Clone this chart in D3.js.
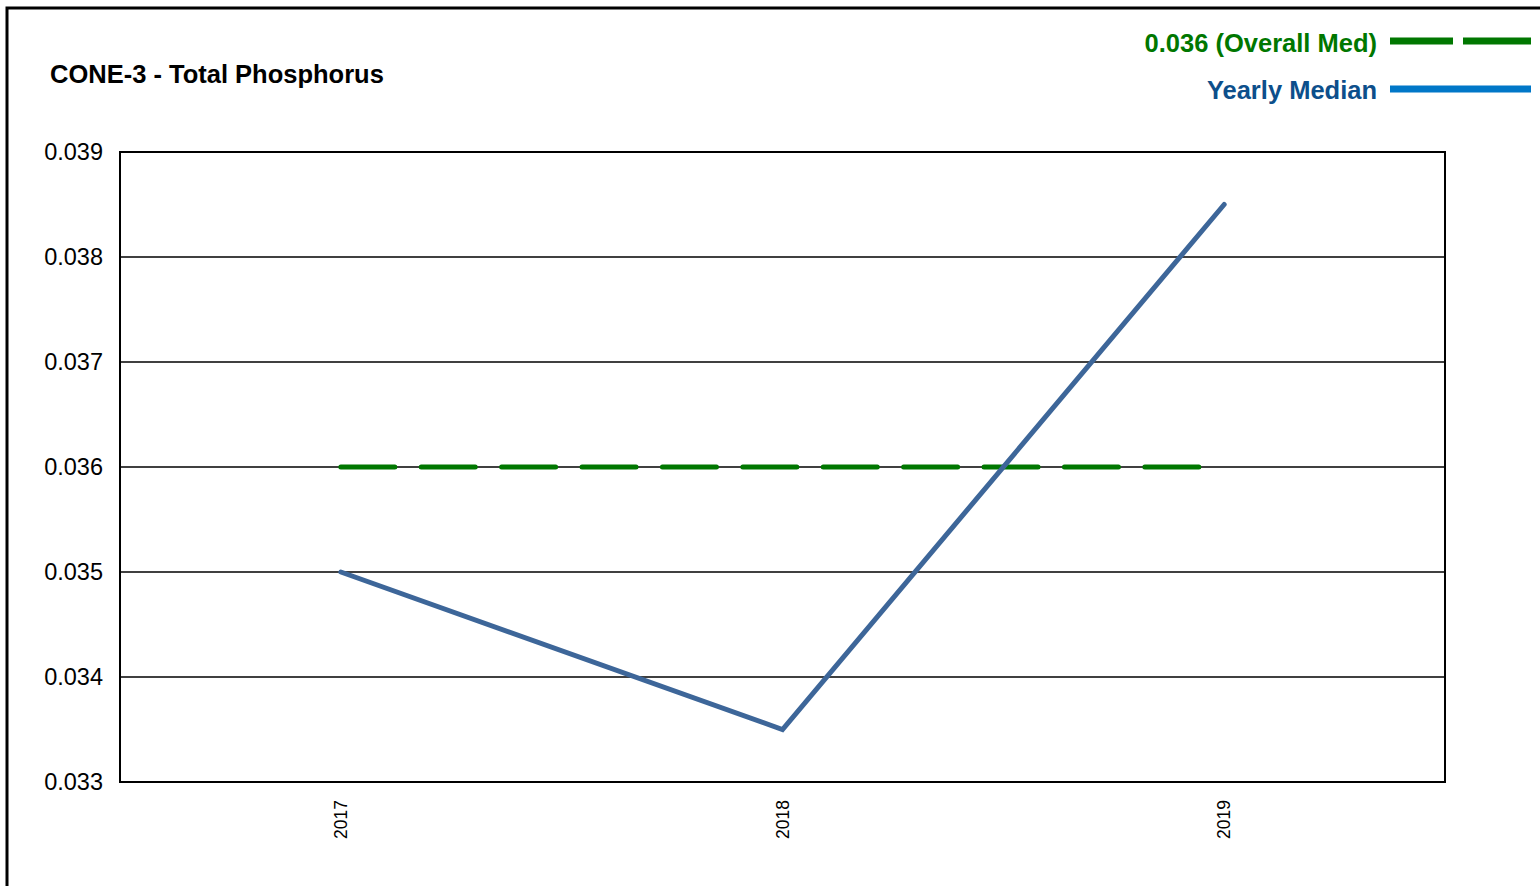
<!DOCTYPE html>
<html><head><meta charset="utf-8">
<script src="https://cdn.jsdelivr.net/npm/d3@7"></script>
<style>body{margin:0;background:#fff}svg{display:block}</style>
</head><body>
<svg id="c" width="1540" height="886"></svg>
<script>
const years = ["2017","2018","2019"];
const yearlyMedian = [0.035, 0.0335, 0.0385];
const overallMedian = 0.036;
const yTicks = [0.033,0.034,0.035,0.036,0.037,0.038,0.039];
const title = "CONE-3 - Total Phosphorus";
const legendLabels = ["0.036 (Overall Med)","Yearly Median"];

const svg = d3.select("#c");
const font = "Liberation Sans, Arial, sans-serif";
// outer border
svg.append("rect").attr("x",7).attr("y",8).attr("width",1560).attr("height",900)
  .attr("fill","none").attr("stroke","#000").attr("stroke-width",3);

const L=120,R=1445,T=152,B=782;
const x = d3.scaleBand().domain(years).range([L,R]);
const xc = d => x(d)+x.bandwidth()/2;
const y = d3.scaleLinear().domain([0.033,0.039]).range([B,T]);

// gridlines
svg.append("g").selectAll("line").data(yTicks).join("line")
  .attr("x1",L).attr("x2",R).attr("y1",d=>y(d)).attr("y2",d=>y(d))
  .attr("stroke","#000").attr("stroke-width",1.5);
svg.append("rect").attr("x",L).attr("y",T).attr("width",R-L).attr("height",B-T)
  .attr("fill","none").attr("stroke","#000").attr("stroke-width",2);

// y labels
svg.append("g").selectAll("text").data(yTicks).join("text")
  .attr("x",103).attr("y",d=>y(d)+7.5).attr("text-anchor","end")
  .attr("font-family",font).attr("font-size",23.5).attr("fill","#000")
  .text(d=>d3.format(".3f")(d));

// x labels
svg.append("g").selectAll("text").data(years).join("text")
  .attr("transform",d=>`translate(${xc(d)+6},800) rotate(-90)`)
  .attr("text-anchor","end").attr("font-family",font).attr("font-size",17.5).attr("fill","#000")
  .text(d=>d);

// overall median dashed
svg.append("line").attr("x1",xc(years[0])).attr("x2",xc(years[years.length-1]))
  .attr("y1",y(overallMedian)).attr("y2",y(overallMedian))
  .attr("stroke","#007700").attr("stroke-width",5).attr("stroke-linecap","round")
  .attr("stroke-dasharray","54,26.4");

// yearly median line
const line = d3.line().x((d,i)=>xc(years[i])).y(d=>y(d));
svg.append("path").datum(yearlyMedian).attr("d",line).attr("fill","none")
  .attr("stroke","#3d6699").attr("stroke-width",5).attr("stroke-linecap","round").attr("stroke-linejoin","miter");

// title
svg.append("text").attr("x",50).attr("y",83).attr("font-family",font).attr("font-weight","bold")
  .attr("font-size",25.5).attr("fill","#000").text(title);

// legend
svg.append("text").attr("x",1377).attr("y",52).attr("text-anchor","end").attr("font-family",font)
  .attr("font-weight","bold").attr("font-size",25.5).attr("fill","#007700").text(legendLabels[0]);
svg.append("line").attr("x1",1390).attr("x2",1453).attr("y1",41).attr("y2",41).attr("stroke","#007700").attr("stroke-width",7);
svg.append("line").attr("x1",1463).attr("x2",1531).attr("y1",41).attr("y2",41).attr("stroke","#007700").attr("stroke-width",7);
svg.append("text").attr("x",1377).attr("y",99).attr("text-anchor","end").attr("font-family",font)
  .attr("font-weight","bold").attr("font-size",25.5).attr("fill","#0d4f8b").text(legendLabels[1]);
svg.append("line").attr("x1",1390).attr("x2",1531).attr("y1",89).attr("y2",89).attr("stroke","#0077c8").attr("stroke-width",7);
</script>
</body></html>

☆ ☆ ☆ ☆ ☆

WHAT YOU WILL DO: Restate the data above exactly, stripping out each image.

REPLY TO THE TASK:
Clone this chart in D3.js.
<!DOCTYPE html>
<html><head><meta charset="utf-8">
<script src="https://cdn.jsdelivr.net/npm/d3@7"></script>
<style>body{margin:0;background:#fff}svg{display:block}</style>
</head><body>
<svg id="c" width="1540" height="886"></svg>
<script>
const years = ["2017","2018","2019"];
const yearlyMedian = [0.035, 0.0335, 0.0385];
const overallMedian = 0.036;
const yTicks = [0.033,0.034,0.035,0.036,0.037,0.038,0.039];
const title = "CONE-3 - Total Phosphorus";
const legendLabels = ["0.036 (Overall Med)","Yearly Median"];

const svg = d3.select("#c");
const font = "Liberation Sans, Arial, sans-serif";
// outer border
svg.append("rect").attr("x",7).attr("y",8).attr("width",1560).attr("height",900)
  .attr("fill","none").attr("stroke","#000").attr("stroke-width",3);

const L=120,R=1445,T=152,B=782;
const x = d3.scaleBand().domain(years).range([L,R]);
const xc = d => x(d)+x.bandwidth()/2;
const y = d3.scaleLinear().domain([0.033,0.039]).range([B,T]);

// gridlines
svg.append("g").selectAll("line").data(yTicks).join("line")
  .attr("x1",L).attr("x2",R).attr("y1",d=>y(d)).attr("y2",d=>y(d))
  .attr("stroke","#000").attr("stroke-width",1.5);
svg.append("rect").attr("x",L).attr("y",T).attr("width",R-L).attr("height",B-T)
  .attr("fill","none").attr("stroke","#000").attr("stroke-width",2);

// y labels
svg.append("g").selectAll("text").data(yTicks).join("text")
  .attr("x",103).attr("y",d=>y(d)+7.5).attr("text-anchor","end")
  .attr("font-family",font).attr("font-size",23.5).attr("fill","#000")
  .text(d=>d3.format(".3f")(d));

// x labels
svg.append("g").selectAll("text").data(years).join("text")
  .attr("transform",d=>`translate(${xc(d)+6},800) rotate(-90)`)
  .attr("text-anchor","end").attr("font-family",font).attr("font-size",17.5).attr("fill","#000")
  .text(d=>d);

// overall median dashed
svg.append("line").attr("x1",xc(years[0])).attr("x2",xc(years[years.length-1]))
  .attr("y1",y(overallMedian)).attr("y2",y(overallMedian))
  .attr("stroke","#007700").attr("stroke-width",5).attr("stroke-linecap","round")
  .attr("stroke-dasharray","54,26.4");

// yearly median line
const line = d3.line().x((d,i)=>xc(years[i])).y(d=>y(d));
svg.append("path").datum(yearlyMedian).attr("d",line).attr("fill","none")
  .attr("stroke","#3d6699").attr("stroke-width",5).attr("stroke-linecap","round").attr("stroke-linejoin","miter");

// title
svg.append("text").attr("x",50).attr("y",83).attr("font-family",font).attr("font-weight","bold")
  .attr("font-size",25.5).attr("fill","#000").text(title);

// legend
svg.append("text").attr("x",1377).attr("y",52).attr("text-anchor","end").attr("font-family",font)
  .attr("font-weight","bold").attr("font-size",25.5).attr("fill","#007700").text(legendLabels[0]);
svg.append("line").attr("x1",1390).attr("x2",1453).attr("y1",41).attr("y2",41).attr("stroke","#007700").attr("stroke-width",7);
svg.append("line").attr("x1",1463).attr("x2",1531).attr("y1",41).attr("y2",41).attr("stroke","#007700").attr("stroke-width",7);
svg.append("text").attr("x",1377).attr("y",99).attr("text-anchor","end").attr("font-family",font)
  .attr("font-weight","bold").attr("font-size",25.5).attr("fill","#0d4f8b").text(legendLabels[1]);
svg.append("line").attr("x1",1390).attr("x2",1531).attr("y1",89).attr("y2",89).attr("stroke","#0077c8").attr("stroke-width",7);
</script>
</body></html>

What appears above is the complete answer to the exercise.